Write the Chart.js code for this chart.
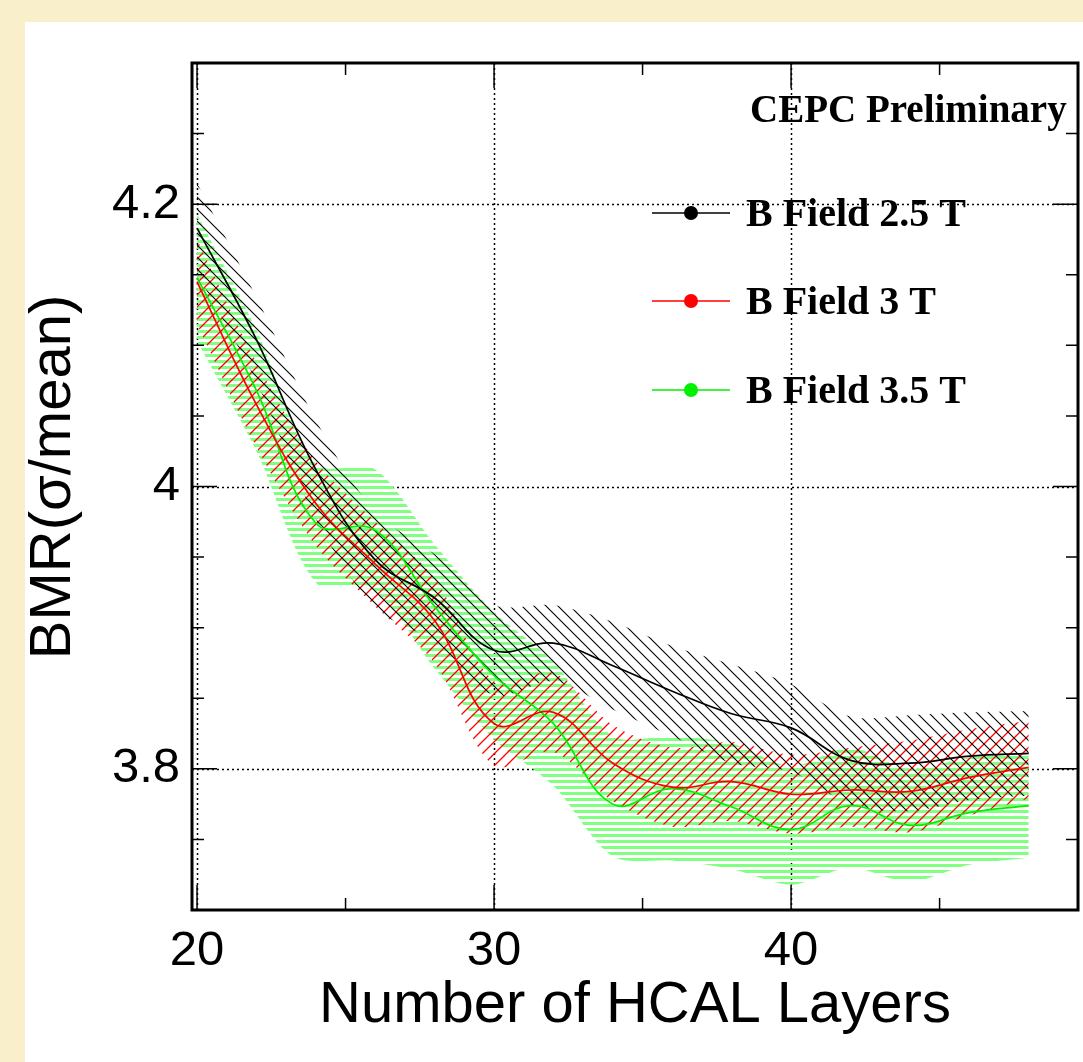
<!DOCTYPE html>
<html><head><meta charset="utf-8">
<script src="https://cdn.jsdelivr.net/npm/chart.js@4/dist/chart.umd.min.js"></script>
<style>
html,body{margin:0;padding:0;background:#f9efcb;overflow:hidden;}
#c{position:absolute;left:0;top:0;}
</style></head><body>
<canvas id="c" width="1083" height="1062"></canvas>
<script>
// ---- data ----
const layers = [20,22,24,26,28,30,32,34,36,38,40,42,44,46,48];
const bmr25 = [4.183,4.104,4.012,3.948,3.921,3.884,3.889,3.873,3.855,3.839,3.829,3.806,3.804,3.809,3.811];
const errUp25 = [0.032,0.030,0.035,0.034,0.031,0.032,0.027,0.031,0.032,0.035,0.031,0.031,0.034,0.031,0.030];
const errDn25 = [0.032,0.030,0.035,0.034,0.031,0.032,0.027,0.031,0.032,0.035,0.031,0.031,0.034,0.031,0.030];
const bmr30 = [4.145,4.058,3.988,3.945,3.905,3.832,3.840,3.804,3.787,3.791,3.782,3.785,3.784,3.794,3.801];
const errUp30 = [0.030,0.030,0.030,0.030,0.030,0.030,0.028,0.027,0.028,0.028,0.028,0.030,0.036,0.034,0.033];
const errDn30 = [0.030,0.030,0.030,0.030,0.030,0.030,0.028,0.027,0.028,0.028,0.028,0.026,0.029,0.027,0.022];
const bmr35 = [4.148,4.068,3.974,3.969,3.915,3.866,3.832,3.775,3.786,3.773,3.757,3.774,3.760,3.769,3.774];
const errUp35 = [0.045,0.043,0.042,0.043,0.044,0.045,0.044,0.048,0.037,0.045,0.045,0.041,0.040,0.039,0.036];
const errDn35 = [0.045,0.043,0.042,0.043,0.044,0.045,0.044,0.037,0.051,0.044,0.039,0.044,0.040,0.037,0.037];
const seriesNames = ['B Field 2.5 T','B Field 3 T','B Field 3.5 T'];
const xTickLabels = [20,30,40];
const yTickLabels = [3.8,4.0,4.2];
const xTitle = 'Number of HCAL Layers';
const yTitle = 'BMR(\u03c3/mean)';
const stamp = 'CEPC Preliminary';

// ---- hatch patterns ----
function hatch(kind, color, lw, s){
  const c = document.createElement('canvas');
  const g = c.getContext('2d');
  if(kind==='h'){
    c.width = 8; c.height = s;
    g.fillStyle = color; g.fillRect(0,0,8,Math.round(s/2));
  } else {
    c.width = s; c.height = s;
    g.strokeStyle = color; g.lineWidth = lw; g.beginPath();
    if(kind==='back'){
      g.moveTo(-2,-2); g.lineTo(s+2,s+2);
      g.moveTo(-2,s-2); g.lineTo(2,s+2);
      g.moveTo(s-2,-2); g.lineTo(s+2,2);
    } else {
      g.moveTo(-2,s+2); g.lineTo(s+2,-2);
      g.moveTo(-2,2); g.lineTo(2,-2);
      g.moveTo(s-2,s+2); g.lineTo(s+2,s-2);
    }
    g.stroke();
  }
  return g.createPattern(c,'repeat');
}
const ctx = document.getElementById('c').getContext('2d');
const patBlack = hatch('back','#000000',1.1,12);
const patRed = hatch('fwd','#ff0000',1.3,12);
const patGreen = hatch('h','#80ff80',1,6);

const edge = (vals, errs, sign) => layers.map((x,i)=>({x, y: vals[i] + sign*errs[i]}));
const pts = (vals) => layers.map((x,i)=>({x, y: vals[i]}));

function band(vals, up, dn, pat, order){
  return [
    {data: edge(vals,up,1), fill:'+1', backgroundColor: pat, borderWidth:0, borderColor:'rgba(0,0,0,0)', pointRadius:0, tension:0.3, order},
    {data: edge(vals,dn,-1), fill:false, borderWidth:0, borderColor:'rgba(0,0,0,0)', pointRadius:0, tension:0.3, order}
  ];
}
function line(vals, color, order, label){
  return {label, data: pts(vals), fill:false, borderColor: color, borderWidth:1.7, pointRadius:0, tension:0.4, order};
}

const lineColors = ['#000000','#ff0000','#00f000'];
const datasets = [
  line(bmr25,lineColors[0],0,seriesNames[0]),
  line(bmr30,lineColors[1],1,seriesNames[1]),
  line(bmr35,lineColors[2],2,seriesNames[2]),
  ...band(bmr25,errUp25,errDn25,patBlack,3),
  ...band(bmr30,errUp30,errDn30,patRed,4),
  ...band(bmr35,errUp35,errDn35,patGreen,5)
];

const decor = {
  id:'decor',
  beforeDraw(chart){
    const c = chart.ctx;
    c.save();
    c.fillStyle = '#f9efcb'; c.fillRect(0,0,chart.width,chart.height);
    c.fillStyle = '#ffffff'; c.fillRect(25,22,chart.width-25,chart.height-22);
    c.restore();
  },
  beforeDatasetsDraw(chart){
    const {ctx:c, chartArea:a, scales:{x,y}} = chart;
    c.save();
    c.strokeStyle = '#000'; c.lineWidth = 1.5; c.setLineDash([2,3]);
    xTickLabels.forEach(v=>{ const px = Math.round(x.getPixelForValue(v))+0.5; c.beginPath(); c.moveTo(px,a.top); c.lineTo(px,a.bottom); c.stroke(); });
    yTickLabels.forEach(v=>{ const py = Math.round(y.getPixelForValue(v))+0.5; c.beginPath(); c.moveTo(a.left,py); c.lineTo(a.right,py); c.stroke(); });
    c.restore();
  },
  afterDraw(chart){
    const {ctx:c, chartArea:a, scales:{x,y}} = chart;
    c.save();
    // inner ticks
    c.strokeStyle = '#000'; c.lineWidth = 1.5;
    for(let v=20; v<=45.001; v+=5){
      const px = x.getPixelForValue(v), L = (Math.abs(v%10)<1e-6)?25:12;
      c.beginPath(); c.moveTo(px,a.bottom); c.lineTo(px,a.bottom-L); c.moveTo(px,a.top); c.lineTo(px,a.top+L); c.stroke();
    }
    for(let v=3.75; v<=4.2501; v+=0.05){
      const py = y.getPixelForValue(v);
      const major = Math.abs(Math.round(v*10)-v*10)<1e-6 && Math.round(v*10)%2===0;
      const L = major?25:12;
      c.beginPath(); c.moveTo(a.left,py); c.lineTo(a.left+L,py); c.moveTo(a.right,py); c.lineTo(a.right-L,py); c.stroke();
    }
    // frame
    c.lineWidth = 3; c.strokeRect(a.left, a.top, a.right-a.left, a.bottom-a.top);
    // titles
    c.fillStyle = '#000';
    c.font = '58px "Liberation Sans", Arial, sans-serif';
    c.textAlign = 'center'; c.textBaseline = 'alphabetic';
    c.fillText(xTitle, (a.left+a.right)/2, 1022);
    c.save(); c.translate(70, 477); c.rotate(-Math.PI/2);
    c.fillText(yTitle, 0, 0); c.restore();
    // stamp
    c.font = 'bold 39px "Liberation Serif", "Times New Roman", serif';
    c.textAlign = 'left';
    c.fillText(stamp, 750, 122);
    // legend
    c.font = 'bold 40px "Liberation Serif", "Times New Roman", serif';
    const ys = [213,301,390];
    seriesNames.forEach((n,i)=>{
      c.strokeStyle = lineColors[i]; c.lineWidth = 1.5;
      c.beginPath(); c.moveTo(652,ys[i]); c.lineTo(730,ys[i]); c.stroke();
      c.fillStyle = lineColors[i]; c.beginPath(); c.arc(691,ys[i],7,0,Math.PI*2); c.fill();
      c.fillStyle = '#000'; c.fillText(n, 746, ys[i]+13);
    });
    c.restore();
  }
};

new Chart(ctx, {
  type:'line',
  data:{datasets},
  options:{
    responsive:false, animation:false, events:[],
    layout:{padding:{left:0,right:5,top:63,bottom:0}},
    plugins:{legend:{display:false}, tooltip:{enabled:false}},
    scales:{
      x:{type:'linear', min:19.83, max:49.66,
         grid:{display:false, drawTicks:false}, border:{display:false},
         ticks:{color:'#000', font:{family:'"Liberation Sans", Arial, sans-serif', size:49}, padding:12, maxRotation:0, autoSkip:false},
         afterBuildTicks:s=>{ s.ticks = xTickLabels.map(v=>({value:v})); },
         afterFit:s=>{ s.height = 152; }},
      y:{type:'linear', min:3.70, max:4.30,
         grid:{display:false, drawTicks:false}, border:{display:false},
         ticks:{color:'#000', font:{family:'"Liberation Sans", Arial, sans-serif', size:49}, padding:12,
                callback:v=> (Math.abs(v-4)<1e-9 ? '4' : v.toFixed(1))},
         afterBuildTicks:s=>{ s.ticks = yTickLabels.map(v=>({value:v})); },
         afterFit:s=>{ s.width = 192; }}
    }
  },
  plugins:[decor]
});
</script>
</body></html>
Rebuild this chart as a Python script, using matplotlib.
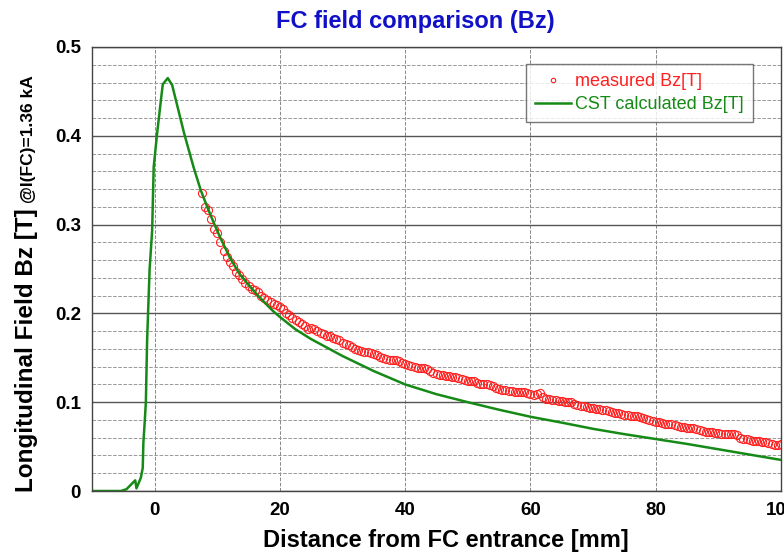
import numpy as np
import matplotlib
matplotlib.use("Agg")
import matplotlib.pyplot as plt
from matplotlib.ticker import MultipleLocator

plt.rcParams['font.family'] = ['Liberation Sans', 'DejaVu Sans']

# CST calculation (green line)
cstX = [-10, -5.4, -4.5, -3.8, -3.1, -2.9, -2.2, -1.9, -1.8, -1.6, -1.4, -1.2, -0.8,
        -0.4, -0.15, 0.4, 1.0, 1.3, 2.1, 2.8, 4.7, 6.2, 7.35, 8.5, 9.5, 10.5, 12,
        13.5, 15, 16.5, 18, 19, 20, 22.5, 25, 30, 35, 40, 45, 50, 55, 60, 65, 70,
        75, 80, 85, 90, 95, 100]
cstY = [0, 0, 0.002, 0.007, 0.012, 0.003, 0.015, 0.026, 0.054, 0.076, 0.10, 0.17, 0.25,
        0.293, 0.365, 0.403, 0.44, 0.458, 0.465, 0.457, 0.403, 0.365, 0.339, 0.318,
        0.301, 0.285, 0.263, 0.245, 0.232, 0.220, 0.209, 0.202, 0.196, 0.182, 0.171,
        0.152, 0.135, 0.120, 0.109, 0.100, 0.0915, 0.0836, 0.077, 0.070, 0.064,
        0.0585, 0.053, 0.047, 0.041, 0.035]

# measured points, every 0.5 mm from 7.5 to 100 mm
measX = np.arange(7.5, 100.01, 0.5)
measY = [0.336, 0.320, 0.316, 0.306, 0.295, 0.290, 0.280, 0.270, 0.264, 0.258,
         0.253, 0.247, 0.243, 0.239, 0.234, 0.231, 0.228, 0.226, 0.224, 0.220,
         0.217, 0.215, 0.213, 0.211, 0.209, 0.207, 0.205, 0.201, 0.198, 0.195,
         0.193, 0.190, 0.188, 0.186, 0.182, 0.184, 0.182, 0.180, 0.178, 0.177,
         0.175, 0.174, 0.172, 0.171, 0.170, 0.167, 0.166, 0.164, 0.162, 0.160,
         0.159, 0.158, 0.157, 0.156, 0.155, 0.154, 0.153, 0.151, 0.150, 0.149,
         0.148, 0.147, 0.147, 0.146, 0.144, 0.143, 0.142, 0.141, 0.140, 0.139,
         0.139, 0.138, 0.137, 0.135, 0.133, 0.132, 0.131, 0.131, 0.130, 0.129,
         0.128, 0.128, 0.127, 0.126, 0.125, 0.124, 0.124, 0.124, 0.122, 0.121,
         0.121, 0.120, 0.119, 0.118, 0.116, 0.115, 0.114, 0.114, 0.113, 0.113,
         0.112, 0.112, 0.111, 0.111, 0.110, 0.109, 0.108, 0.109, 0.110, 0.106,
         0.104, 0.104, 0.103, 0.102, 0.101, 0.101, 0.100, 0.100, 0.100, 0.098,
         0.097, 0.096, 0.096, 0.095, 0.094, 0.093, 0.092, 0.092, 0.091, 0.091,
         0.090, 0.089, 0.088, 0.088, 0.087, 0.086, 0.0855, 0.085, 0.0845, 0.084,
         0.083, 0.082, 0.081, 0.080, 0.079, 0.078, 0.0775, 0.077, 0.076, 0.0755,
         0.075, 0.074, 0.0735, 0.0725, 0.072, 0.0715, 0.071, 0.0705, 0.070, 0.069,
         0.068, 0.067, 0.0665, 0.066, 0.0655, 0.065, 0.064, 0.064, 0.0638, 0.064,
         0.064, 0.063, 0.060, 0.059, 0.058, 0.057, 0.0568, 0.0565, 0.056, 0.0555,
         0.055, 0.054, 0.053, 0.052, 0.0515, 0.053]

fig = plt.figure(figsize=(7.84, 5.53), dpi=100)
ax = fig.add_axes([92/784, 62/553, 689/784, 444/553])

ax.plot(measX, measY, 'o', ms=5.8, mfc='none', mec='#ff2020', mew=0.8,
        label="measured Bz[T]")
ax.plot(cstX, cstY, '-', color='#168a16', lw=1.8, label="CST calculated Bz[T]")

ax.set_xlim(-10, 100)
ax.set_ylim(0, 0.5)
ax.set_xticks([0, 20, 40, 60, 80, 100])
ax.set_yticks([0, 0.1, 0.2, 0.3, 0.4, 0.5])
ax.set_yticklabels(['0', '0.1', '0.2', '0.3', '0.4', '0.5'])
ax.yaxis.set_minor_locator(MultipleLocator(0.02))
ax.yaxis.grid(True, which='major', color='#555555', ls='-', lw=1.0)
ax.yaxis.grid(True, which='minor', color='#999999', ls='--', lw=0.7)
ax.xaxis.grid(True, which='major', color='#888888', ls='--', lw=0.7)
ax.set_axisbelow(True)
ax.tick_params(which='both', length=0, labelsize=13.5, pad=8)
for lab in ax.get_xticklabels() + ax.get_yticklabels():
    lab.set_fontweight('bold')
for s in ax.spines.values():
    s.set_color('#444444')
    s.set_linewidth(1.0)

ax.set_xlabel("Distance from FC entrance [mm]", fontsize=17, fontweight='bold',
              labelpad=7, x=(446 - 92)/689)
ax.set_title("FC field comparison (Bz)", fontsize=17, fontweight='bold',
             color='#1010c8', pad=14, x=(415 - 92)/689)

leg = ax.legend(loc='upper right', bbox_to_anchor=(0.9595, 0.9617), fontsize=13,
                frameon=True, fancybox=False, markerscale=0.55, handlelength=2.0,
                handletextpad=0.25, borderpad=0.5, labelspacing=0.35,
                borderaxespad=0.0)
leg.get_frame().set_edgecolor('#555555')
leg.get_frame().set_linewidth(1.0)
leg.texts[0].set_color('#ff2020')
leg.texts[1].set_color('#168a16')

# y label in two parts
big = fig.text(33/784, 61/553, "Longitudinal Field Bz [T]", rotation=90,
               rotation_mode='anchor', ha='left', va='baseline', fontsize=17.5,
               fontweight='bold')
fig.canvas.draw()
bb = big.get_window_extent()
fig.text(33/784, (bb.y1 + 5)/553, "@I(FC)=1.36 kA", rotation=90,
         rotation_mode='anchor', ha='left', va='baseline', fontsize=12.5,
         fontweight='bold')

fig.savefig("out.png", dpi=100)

= = = =

» EXERCISE
Give again, word for word, the part that opens with the line containing "Rebuild this chart" and closes with the one containing "0.0585, 0.053, 0.047, 0.041, 0.035]". Include both of those lines and skip all pictures.

» TASK SOLUTION
Rebuild this chart as a Python script, using matplotlib.
import numpy as np
import matplotlib
matplotlib.use("Agg")
import matplotlib.pyplot as plt
from matplotlib.ticker import MultipleLocator

plt.rcParams['font.family'] = ['Liberation Sans', 'DejaVu Sans']

# CST calculation (green line)
cstX = [-10, -5.4, -4.5, -3.8, -3.1, -2.9, -2.2, -1.9, -1.8, -1.6, -1.4, -1.2, -0.8,
        -0.4, -0.15, 0.4, 1.0, 1.3, 2.1, 2.8, 4.7, 6.2, 7.35, 8.5, 9.5, 10.5, 12,
        13.5, 15, 16.5, 18, 19, 20, 22.5, 25, 30, 35, 40, 45, 50, 55, 60, 65, 70,
        75, 80, 85, 90, 95, 100]
cstY = [0, 0, 0.002, 0.007, 0.012, 0.003, 0.015, 0.026, 0.054, 0.076, 0.10, 0.17, 0.25,
        0.293, 0.365, 0.403, 0.44, 0.458, 0.465, 0.457, 0.403, 0.365, 0.339, 0.318,
        0.301, 0.285, 0.263, 0.245, 0.232, 0.220, 0.209, 0.202, 0.196, 0.182, 0.171,
        0.152, 0.135, 0.120, 0.109, 0.100, 0.0915, 0.0836, 0.077, 0.070, 0.064,
        0.0585, 0.053, 0.047, 0.041, 0.035]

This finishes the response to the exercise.